Filter the records below for the word "chart". Copy each line that holds it.

··· SUPPLIED DATA ···

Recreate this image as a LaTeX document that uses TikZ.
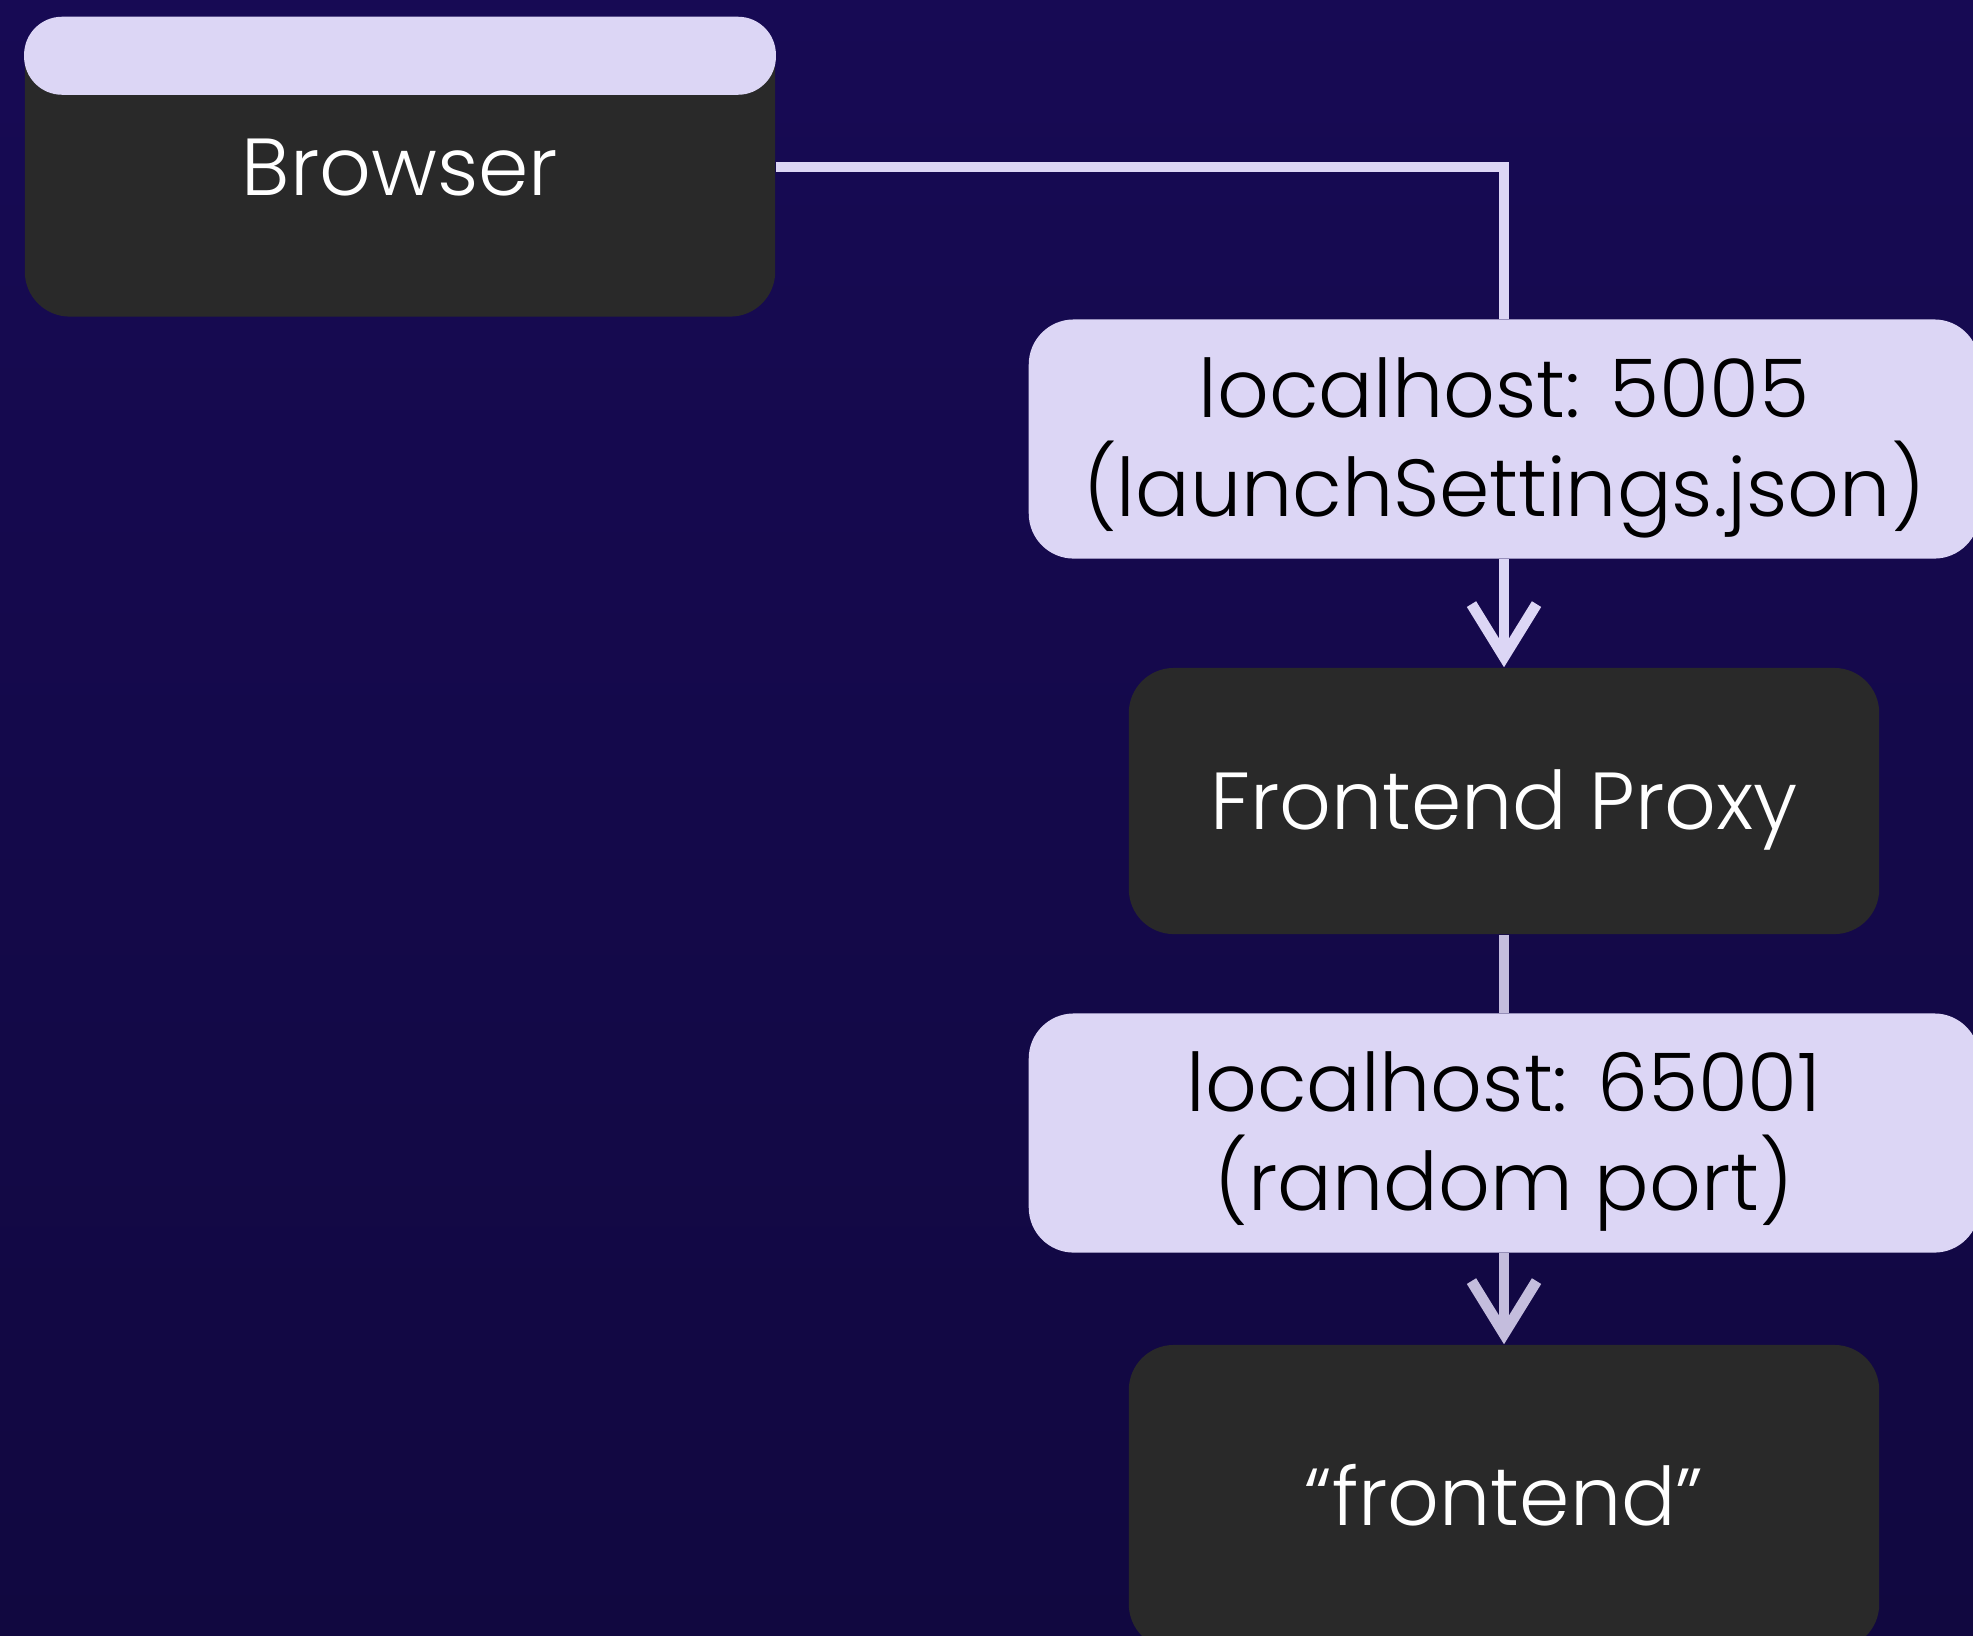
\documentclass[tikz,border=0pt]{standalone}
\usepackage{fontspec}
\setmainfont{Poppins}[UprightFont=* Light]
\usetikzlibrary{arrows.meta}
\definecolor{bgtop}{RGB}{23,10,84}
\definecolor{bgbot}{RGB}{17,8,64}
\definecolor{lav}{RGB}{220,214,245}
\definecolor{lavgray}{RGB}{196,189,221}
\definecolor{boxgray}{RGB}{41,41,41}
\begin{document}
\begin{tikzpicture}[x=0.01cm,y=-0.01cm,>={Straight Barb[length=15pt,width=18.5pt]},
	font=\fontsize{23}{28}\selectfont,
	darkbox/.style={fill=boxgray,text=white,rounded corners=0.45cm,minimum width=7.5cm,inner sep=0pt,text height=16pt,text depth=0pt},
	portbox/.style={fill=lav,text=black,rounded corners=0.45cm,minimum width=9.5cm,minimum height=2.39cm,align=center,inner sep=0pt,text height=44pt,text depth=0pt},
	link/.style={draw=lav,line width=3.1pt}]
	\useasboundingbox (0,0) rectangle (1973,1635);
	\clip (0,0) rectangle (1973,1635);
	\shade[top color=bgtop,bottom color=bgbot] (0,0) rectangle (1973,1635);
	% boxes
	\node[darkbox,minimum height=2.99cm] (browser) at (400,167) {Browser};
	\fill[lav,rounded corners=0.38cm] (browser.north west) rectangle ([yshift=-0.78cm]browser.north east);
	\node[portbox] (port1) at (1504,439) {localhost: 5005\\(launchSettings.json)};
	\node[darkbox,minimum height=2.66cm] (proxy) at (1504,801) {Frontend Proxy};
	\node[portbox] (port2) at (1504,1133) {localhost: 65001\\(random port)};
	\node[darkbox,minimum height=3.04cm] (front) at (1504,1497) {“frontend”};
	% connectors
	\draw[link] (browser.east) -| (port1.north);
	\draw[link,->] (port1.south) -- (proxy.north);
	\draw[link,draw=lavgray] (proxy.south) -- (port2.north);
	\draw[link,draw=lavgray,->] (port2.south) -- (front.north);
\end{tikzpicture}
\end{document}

···
··· SUPPLIED DATA ···

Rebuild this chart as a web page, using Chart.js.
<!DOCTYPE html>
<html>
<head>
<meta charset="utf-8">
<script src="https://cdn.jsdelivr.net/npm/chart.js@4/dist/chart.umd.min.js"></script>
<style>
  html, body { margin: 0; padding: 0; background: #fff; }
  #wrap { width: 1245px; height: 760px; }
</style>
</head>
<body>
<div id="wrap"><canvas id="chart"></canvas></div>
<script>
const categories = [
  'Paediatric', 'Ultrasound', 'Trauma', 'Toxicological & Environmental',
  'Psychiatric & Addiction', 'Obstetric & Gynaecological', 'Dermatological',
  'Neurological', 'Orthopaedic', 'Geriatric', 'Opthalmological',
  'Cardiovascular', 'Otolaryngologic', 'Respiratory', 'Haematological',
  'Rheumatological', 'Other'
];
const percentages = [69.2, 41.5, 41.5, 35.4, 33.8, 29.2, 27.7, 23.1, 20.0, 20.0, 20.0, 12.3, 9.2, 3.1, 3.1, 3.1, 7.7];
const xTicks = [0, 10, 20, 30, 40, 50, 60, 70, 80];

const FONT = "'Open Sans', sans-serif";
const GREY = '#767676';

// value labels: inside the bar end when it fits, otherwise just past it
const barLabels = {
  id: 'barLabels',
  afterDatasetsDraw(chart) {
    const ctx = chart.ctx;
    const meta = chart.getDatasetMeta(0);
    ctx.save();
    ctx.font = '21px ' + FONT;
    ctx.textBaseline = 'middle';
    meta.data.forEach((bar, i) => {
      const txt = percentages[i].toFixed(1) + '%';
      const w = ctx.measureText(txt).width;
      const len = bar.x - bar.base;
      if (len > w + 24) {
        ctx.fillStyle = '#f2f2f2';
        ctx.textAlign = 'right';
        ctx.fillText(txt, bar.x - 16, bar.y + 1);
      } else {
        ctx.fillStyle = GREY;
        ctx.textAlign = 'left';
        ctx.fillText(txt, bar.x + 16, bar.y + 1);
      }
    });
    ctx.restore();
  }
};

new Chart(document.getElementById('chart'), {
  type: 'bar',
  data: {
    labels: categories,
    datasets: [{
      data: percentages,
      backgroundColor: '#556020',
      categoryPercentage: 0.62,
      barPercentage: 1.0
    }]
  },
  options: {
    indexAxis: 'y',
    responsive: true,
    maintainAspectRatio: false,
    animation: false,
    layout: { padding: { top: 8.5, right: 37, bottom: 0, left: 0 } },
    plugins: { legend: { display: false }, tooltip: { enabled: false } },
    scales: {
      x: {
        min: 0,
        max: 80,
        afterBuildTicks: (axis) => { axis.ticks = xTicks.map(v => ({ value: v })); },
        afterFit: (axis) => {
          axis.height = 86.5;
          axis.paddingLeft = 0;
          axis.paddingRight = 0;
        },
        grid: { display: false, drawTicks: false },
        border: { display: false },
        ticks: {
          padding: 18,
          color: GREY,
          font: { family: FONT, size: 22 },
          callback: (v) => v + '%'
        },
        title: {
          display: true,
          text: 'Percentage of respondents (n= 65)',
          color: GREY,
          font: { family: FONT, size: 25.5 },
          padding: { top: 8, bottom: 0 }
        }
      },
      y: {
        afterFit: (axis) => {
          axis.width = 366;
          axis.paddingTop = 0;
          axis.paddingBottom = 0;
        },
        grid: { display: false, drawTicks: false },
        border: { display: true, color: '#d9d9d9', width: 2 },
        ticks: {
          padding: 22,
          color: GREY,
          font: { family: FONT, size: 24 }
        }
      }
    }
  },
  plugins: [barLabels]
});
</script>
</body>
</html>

···

TASK OUTPUT
Rebuild this chart as a web page, using Chart.js.
<script src="https://cdn.jsdelivr.net/npm/chart.js@4/dist/chart.umd.min.js"></script>
<div id="wrap"><canvas id="chart"></canvas></div>
  afterDatasetsDraw(chart) {
    const ctx = chart.ctx;
    const meta = chart.getDatasetMeta(0);
new Chart(document.getElementById('chart'), {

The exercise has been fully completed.